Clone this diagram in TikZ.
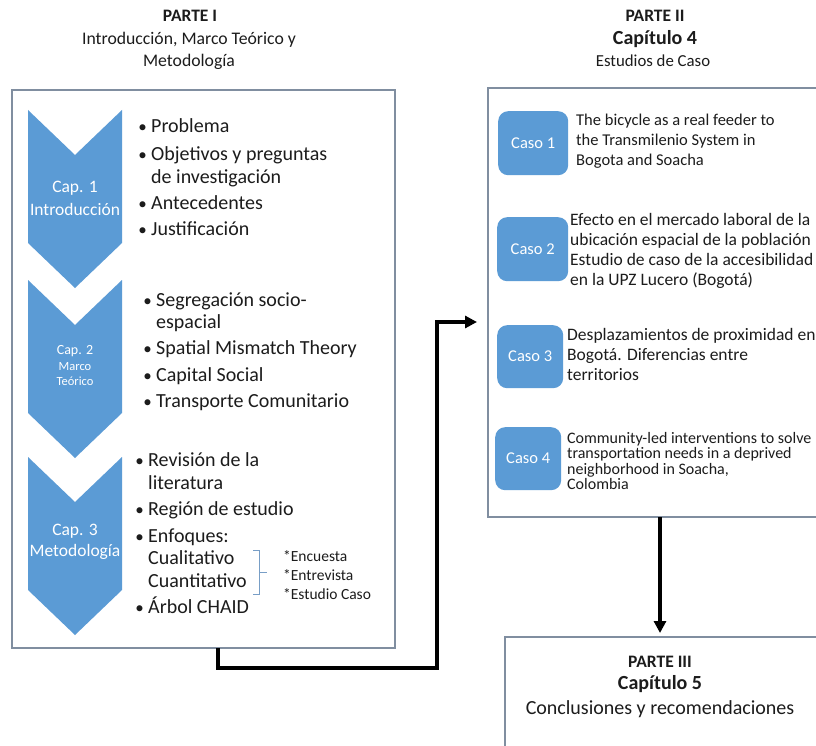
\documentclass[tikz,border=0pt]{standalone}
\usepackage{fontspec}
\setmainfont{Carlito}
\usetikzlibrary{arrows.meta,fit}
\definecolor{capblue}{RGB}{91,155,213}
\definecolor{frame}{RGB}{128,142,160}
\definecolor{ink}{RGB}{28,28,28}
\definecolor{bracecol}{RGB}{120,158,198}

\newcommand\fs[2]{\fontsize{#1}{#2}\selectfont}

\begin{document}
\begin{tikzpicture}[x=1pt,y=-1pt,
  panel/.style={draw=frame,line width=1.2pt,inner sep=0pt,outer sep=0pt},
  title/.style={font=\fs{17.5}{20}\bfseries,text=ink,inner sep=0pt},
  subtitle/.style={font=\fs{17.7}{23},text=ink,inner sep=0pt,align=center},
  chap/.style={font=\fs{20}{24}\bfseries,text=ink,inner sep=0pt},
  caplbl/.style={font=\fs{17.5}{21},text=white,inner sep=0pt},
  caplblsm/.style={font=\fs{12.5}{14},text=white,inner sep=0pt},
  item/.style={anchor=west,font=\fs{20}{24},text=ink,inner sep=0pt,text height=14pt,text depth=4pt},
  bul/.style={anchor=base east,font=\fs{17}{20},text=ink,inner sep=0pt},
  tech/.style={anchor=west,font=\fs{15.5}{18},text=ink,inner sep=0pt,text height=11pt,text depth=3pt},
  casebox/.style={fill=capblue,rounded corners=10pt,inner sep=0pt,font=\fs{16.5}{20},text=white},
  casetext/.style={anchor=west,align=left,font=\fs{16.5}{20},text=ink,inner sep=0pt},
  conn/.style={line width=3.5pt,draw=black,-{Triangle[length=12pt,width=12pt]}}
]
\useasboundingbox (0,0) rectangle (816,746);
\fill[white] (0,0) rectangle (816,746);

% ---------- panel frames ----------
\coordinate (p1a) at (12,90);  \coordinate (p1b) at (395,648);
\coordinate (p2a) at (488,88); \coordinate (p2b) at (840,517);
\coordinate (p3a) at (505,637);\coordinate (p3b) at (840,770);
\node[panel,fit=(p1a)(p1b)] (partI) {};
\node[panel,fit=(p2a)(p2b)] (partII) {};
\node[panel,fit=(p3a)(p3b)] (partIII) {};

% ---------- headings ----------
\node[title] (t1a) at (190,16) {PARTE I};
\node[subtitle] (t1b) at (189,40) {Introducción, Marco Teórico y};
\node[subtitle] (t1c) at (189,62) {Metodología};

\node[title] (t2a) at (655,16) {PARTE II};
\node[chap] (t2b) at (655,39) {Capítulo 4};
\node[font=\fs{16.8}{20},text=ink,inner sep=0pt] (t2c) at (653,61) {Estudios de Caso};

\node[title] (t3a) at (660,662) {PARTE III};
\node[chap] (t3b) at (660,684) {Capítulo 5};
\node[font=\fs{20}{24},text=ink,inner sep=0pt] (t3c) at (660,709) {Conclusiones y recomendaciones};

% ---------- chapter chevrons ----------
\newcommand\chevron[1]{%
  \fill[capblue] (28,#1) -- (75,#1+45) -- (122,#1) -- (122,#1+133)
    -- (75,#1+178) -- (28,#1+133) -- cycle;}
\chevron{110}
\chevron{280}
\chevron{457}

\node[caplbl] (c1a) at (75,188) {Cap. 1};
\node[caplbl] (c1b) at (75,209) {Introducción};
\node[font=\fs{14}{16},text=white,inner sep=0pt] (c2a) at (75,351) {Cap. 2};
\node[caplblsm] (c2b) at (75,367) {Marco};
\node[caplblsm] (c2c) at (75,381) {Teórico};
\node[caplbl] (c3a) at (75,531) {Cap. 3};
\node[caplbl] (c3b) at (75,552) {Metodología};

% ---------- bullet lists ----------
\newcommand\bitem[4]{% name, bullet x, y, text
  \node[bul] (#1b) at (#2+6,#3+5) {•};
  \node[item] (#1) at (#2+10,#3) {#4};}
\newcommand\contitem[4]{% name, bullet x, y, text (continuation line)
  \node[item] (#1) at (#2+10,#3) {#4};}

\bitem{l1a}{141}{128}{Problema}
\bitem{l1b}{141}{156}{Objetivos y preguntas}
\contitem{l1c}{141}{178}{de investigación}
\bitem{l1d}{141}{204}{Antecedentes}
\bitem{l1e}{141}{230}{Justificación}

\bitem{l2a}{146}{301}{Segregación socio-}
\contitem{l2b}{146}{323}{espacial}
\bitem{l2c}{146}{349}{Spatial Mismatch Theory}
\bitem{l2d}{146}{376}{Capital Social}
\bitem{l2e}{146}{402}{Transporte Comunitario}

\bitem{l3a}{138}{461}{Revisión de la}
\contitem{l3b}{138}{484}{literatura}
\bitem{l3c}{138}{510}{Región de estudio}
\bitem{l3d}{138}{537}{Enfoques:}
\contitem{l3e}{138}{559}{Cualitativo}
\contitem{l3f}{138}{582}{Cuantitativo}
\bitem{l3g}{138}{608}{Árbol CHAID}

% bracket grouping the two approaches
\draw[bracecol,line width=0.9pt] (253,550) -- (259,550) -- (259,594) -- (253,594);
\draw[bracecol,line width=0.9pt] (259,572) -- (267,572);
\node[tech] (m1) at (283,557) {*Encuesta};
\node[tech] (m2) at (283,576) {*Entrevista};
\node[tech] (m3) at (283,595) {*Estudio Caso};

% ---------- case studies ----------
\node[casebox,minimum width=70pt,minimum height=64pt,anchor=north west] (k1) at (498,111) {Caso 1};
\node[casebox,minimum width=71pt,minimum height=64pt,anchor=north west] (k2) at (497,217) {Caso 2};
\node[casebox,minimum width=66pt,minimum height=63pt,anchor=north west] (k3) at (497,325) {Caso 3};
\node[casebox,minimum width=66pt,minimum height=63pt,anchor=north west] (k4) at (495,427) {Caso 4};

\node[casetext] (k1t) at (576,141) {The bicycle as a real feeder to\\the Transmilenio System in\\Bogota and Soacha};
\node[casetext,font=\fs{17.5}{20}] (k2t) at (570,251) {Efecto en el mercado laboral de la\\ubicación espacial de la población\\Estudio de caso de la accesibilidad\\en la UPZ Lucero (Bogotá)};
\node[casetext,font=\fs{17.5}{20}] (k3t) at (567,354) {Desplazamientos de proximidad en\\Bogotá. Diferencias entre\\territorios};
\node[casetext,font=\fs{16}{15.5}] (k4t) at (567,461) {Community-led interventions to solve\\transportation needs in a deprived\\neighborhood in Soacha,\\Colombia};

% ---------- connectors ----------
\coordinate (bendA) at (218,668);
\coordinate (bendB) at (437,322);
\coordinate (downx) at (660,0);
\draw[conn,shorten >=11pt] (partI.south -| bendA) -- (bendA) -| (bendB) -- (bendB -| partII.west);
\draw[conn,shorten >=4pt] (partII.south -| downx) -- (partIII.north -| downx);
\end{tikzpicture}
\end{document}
--
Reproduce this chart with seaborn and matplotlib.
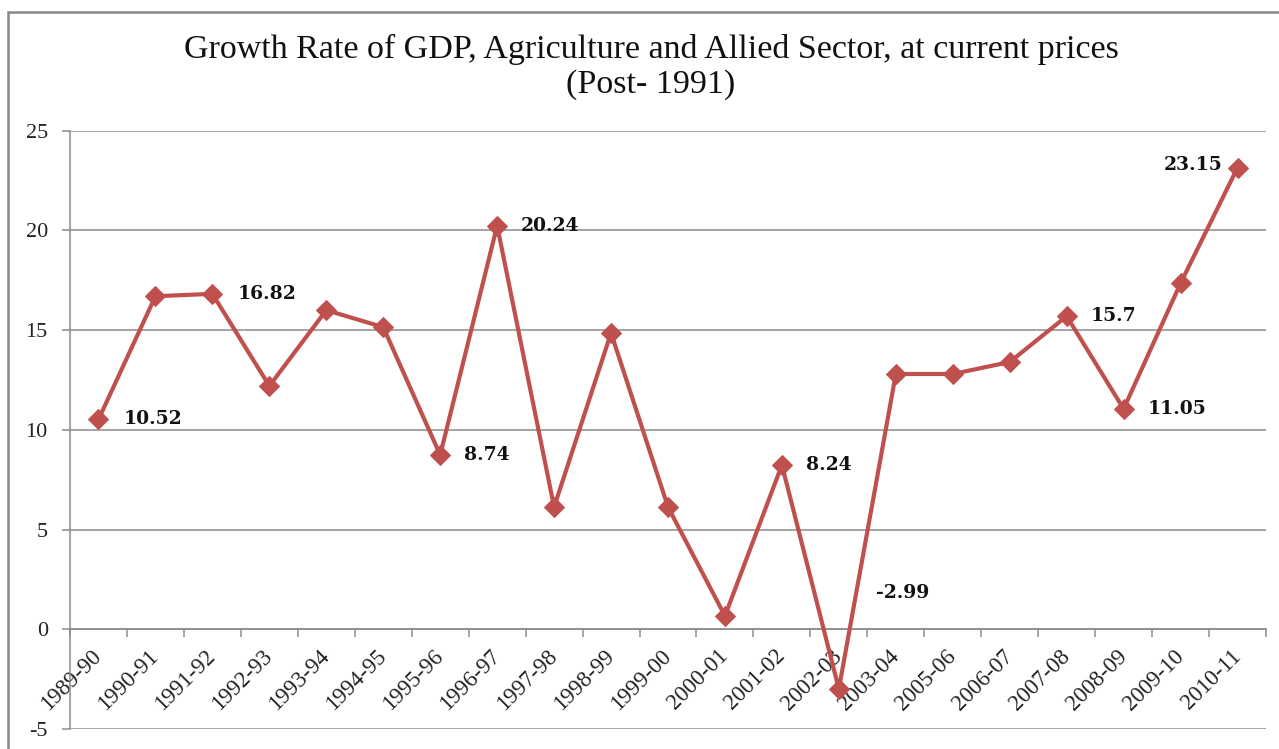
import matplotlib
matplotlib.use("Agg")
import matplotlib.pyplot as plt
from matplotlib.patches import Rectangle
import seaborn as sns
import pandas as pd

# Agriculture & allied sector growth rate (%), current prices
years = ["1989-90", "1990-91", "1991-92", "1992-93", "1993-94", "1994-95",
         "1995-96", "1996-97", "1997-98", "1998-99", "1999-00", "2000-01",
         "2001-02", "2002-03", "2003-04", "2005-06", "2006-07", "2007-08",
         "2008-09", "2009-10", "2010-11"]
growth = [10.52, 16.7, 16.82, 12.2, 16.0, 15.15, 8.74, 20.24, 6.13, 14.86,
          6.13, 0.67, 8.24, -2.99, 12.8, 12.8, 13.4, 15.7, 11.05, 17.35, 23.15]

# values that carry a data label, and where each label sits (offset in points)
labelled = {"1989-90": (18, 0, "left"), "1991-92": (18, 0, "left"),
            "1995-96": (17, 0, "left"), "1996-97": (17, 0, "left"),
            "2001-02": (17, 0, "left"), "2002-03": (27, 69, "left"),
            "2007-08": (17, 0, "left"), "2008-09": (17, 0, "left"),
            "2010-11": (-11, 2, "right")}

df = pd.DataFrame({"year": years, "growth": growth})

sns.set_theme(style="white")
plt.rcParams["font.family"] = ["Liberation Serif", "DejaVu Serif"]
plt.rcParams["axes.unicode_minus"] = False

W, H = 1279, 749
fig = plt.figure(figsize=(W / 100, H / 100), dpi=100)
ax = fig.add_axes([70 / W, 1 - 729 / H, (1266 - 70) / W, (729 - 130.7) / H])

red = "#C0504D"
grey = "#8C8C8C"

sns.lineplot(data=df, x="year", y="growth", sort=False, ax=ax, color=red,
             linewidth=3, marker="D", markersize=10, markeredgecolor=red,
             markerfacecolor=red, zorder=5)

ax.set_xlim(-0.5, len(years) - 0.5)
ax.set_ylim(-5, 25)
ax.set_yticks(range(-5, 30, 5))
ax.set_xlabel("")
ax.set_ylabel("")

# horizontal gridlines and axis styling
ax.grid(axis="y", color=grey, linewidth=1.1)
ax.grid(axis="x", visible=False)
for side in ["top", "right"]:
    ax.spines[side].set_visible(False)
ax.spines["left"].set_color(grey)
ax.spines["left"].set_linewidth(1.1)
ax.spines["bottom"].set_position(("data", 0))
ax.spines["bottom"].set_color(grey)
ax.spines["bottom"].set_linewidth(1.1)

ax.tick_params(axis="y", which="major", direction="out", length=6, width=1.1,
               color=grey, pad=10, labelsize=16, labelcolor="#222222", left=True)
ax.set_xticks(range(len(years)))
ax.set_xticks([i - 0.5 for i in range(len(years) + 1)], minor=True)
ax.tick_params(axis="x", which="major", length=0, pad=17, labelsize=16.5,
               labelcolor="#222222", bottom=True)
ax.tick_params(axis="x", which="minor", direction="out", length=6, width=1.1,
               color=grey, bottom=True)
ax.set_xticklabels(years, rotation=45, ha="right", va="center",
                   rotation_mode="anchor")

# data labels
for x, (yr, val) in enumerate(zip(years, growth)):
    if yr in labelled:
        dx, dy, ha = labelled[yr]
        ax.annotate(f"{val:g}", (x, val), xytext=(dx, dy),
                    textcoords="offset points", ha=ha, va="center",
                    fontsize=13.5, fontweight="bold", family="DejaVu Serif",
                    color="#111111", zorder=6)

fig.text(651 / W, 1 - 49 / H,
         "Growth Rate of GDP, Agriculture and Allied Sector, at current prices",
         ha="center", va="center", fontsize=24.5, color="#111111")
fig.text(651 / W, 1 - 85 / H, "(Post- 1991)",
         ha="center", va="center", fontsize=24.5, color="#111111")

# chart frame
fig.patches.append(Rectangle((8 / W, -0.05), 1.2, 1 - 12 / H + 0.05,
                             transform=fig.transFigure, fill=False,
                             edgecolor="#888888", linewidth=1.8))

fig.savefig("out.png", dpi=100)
* * *
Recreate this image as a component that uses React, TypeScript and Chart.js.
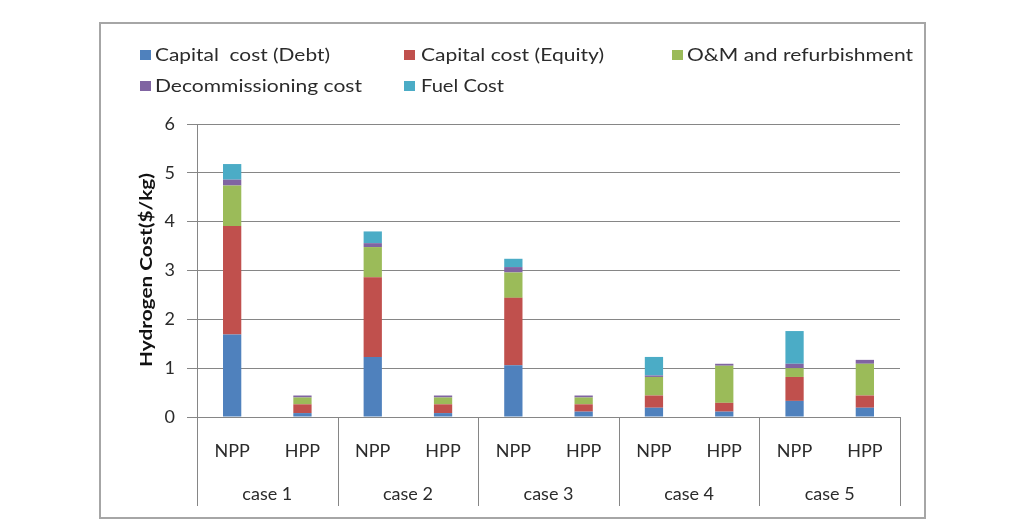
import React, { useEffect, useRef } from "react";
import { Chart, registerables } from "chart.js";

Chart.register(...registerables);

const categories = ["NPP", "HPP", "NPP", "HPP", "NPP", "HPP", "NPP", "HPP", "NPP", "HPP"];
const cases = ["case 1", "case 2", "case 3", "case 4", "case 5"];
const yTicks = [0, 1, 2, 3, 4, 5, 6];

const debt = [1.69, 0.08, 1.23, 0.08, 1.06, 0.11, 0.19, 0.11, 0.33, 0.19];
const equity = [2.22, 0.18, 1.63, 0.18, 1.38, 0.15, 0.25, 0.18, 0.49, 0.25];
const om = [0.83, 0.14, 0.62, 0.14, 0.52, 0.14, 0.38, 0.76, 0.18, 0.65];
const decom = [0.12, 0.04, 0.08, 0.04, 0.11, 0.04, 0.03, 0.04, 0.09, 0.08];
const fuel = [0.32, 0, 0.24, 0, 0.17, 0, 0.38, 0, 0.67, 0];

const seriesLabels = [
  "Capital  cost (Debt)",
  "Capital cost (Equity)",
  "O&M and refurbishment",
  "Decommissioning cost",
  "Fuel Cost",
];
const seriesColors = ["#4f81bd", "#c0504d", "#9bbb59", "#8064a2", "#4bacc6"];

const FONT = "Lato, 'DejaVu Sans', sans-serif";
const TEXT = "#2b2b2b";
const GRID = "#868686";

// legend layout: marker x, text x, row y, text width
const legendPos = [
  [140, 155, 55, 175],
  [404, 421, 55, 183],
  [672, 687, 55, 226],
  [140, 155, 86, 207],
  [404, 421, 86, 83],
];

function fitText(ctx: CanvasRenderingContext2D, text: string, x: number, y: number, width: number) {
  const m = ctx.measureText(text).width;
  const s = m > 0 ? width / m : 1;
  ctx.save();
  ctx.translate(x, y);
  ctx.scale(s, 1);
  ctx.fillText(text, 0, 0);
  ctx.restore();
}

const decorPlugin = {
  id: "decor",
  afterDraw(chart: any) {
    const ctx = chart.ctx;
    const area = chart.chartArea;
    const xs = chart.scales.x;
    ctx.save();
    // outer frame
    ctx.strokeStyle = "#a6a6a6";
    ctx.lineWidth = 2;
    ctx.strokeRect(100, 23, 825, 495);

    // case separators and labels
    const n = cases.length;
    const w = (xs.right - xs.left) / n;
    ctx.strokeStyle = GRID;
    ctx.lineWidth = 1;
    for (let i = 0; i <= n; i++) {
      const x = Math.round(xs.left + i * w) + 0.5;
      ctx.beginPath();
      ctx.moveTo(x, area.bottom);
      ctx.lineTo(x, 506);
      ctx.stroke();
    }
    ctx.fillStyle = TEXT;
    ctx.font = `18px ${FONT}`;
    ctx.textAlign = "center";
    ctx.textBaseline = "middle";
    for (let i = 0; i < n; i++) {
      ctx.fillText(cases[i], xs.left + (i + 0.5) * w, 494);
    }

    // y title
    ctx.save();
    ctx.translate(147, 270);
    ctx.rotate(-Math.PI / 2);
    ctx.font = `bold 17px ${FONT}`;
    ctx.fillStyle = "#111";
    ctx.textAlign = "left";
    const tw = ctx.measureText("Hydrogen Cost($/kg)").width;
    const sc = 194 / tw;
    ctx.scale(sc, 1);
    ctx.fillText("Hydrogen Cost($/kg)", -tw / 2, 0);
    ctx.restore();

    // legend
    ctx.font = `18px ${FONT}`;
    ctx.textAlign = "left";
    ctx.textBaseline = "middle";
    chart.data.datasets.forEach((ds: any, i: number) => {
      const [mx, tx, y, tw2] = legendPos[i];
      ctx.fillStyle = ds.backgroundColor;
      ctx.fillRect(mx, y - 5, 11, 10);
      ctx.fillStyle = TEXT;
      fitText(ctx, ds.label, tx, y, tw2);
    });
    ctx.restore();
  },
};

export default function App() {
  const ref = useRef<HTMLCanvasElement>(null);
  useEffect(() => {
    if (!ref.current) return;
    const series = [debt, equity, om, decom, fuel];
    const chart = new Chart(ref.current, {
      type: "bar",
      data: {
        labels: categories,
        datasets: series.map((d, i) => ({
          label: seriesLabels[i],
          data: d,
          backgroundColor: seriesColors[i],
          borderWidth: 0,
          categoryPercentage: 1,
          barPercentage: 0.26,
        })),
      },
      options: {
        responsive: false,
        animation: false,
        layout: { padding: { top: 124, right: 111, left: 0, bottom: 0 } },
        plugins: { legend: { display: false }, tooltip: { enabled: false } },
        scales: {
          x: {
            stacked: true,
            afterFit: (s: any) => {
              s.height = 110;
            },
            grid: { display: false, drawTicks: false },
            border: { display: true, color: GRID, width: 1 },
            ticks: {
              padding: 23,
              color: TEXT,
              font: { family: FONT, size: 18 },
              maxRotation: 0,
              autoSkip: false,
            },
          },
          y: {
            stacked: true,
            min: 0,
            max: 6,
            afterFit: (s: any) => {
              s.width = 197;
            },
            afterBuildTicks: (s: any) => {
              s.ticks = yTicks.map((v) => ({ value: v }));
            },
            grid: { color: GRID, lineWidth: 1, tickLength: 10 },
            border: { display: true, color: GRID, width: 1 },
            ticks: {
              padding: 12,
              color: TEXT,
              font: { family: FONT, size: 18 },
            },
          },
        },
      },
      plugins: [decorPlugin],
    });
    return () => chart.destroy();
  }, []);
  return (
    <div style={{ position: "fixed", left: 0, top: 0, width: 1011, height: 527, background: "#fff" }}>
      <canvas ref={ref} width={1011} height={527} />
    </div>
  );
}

PROBLEM DETAILS:
Starting at the line containing "Reproduce this chart" and ending at the line containing "import pandas as pd", copy those lines exactly, both included, and nothing more. Leave out any picture.

RESULT BELOW:
Reproduce this chart with seaborn and matplotlib.
import matplotlib
matplotlib.use("Agg")
import matplotlib.pyplot as plt
from matplotlib.patches import Rectangle
import seaborn as sns
import pandas as pd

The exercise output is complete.